◆ WHAT YOU NEED TO DO ◆
Write out all records as given; omit images.

[Stored data entries]
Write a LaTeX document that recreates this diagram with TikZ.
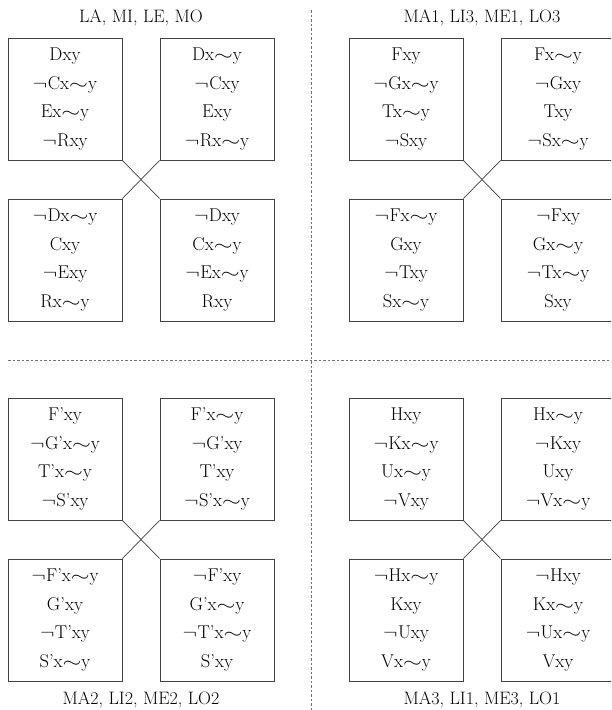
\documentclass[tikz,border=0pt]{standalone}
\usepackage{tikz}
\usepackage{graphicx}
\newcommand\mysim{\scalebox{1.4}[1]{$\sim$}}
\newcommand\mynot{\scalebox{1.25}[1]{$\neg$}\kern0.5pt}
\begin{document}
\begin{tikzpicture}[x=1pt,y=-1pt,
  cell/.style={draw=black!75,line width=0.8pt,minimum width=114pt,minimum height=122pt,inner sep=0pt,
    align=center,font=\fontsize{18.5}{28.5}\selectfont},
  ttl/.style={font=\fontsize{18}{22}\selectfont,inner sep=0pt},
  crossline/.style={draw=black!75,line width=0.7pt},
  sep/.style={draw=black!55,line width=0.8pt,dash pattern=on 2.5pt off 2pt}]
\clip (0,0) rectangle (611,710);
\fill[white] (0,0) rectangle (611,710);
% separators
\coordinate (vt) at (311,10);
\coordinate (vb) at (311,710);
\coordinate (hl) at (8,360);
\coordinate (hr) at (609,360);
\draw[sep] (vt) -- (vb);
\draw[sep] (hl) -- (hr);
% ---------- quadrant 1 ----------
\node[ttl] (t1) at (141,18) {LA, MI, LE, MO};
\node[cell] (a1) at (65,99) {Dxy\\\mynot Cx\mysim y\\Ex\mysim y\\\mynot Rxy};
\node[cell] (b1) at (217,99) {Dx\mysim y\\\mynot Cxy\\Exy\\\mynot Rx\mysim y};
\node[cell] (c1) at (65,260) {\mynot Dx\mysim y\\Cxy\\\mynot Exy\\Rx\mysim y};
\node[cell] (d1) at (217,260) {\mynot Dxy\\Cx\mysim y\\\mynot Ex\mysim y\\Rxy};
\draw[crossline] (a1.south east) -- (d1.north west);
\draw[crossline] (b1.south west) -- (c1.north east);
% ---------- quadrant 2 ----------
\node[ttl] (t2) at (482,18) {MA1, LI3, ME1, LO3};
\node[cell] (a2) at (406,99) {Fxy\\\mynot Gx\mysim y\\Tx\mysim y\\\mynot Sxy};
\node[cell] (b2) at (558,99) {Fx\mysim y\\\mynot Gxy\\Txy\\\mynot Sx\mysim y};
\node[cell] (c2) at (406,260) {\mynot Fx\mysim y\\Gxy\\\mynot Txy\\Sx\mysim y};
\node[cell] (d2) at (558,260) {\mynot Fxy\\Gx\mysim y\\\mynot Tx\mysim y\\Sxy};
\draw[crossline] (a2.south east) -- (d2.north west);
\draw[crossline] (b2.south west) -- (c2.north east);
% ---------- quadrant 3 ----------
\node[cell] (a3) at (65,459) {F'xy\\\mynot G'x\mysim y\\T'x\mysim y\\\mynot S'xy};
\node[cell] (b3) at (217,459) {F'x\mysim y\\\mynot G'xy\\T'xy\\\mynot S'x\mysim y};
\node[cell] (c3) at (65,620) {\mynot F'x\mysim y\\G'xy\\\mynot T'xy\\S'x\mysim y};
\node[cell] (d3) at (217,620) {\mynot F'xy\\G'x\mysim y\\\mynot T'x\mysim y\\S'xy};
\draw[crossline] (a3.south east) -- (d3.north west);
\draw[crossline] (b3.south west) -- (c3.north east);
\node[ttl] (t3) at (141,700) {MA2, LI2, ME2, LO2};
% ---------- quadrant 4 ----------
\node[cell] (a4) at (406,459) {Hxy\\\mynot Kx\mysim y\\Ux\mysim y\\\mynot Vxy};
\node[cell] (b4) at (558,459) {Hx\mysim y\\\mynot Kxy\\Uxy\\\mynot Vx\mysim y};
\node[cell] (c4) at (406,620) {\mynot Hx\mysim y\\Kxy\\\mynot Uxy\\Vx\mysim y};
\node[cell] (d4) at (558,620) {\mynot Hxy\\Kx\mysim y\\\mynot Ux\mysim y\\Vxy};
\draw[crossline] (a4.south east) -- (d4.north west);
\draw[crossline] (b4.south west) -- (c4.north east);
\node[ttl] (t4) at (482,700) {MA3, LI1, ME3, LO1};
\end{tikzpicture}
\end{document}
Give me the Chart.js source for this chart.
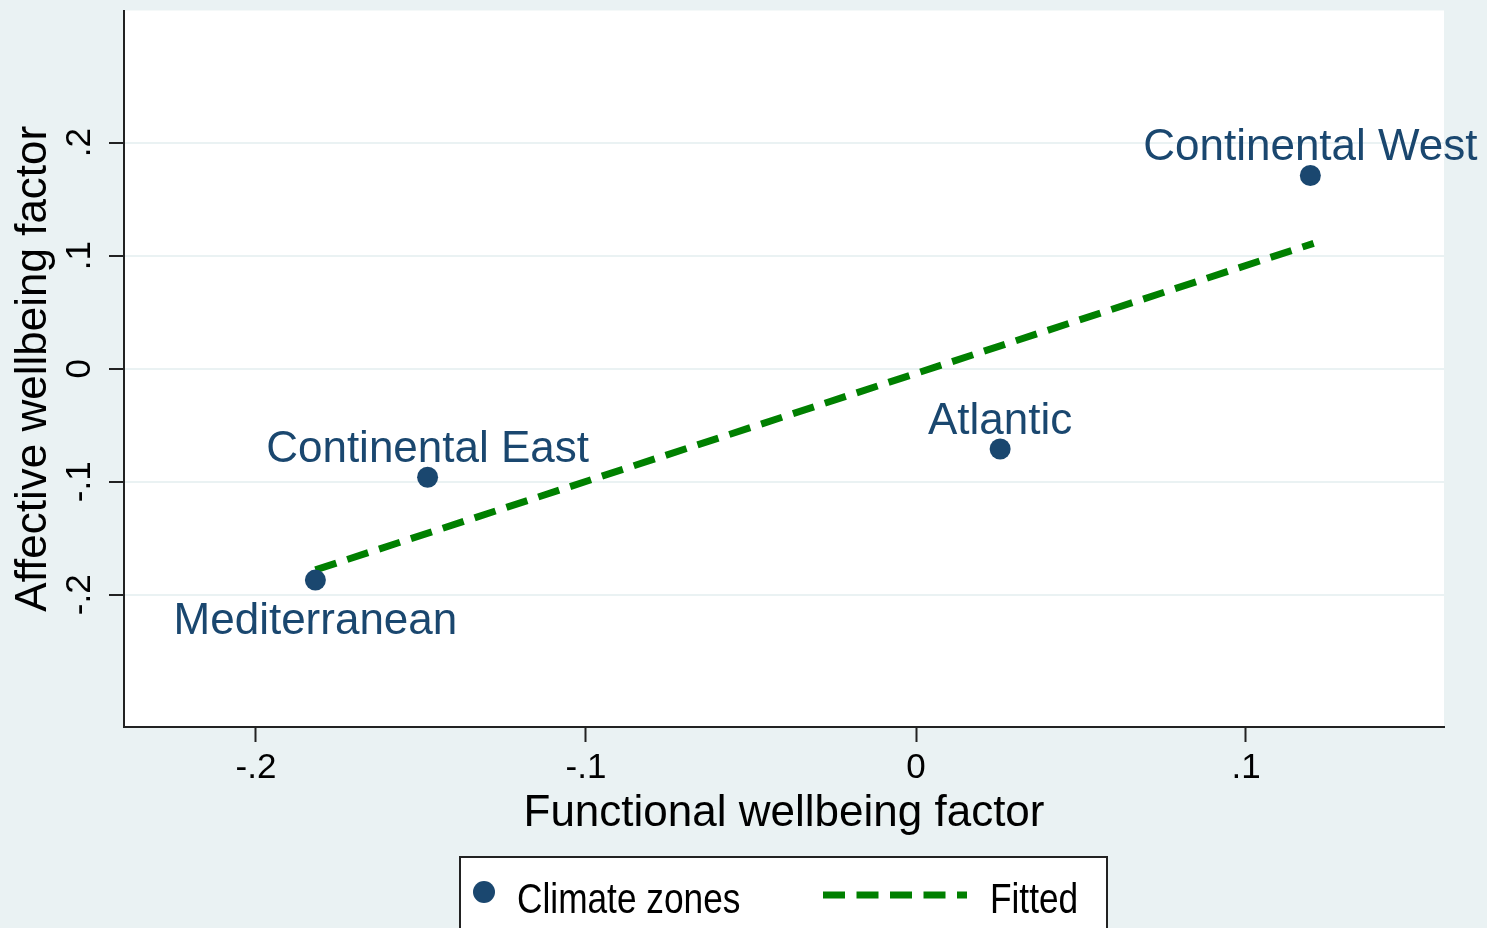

◆ RESULT ◆
Write a LaTeX document that recreates this diagram with TikZ.
\documentclass[tikz,border=0pt]{standalone}
\usepackage{tikz}
\usepackage{graphicx}
\newcommand\mysim{\scalebox{1.4}[1]{$\sim$}}
\newcommand\mynot{\scalebox{1.25}[1]{$\neg$}\kern0.5pt}
\begin{document}
\begin{tikzpicture}[x=1pt,y=-1pt,
  cell/.style={draw=black!75,line width=0.8pt,minimum width=114pt,minimum height=122pt,inner sep=0pt,
    align=center,font=\fontsize{18.5}{28.5}\selectfont},
  ttl/.style={font=\fontsize{18}{22}\selectfont,inner sep=0pt},
  crossline/.style={draw=black!75,line width=0.7pt},
  sep/.style={draw=black!55,line width=0.8pt,dash pattern=on 2.5pt off 2pt}]
\clip (0,0) rectangle (611,710);
\fill[white] (0,0) rectangle (611,710);
% separators
\coordinate (vt) at (311,10);
\coordinate (vb) at (311,710);
\coordinate (hl) at (8,360);
\coordinate (hr) at (609,360);
\draw[sep] (vt) -- (vb);
\draw[sep] (hl) -- (hr);
% ---------- quadrant 1 ----------
\node[ttl] (t1) at (141,18) {LA, MI, LE, MO};
\node[cell] (a1) at (65,99) {Dxy\\\mynot Cx\mysim y\\Ex\mysim y\\\mynot Rxy};
\node[cell] (b1) at (217,99) {Dx\mysim y\\\mynot Cxy\\Exy\\\mynot Rx\mysim y};
\node[cell] (c1) at (65,260) {\mynot Dx\mysim y\\Cxy\\\mynot Exy\\Rx\mysim y};
\node[cell] (d1) at (217,260) {\mynot Dxy\\Cx\mysim y\\\mynot Ex\mysim y\\Rxy};
\draw[crossline] (a1.south east) -- (d1.north west);
\draw[crossline] (b1.south west) -- (c1.north east);
% ---------- quadrant 2 ----------
\node[ttl] (t2) at (482,18) {MA1, LI3, ME1, LO3};
\node[cell] (a2) at (406,99) {Fxy\\\mynot Gx\mysim y\\Tx\mysim y\\\mynot Sxy};
\node[cell] (b2) at (558,99) {Fx\mysim y\\\mynot Gxy\\Txy\\\mynot Sx\mysim y};
\node[cell] (c2) at (406,260) {\mynot Fx\mysim y\\Gxy\\\mynot Txy\\Sx\mysim y};
\node[cell] (d2) at (558,260) {\mynot Fxy\\Gx\mysim y\\\mynot Tx\mysim y\\Sxy};
\draw[crossline] (a2.south east) -- (d2.north west);
\draw[crossline] (b2.south west) -- (c2.north east);
% ---------- quadrant 3 ----------
\node[cell] (a3) at (65,459) {F'xy\\\mynot G'x\mysim y\\T'x\mysim y\\\mynot S'xy};
\node[cell] (b3) at (217,459) {F'x\mysim y\\\mynot G'xy\\T'xy\\\mynot S'x\mysim y};
\node[cell] (c3) at (65,620) {\mynot F'x\mysim y\\G'xy\\\mynot T'xy\\S'x\mysim y};
\node[cell] (d3) at (217,620) {\mynot F'xy\\G'x\mysim y\\\mynot T'x\mysim y\\S'xy};
\draw[crossline] (a3.south east) -- (d3.north west);
\draw[crossline] (b3.south west) -- (c3.north east);
\node[ttl] (t3) at (141,700) {MA2, LI2, ME2, LO2};
% ---------- quadrant 4 ----------
\node[cell] (a4) at (406,459) {Hxy\\\mynot Kx\mysim y\\Ux\mysim y\\\mynot Vxy};
\node[cell] (b4) at (558,459) {Hx\mysim y\\\mynot Kxy\\Uxy\\\mynot Vx\mysim y};
\node[cell] (c4) at (406,620) {\mynot Hx\mysim y\\Kxy\\\mynot Uxy\\Vx\mysim y};
\node[cell] (d4) at (558,620) {\mynot Hxy\\Kx\mysim y\\\mynot Ux\mysim y\\Vxy};
\draw[crossline] (a4.south east) -- (d4.north west);
\draw[crossline] (b4.south west) -- (c4.north east);
\node[ttl] (t4) at (482,700) {MA3, LI1, ME3, LO1};
\end{tikzpicture}
\end{document}
Give me the Chart.js source for this chart.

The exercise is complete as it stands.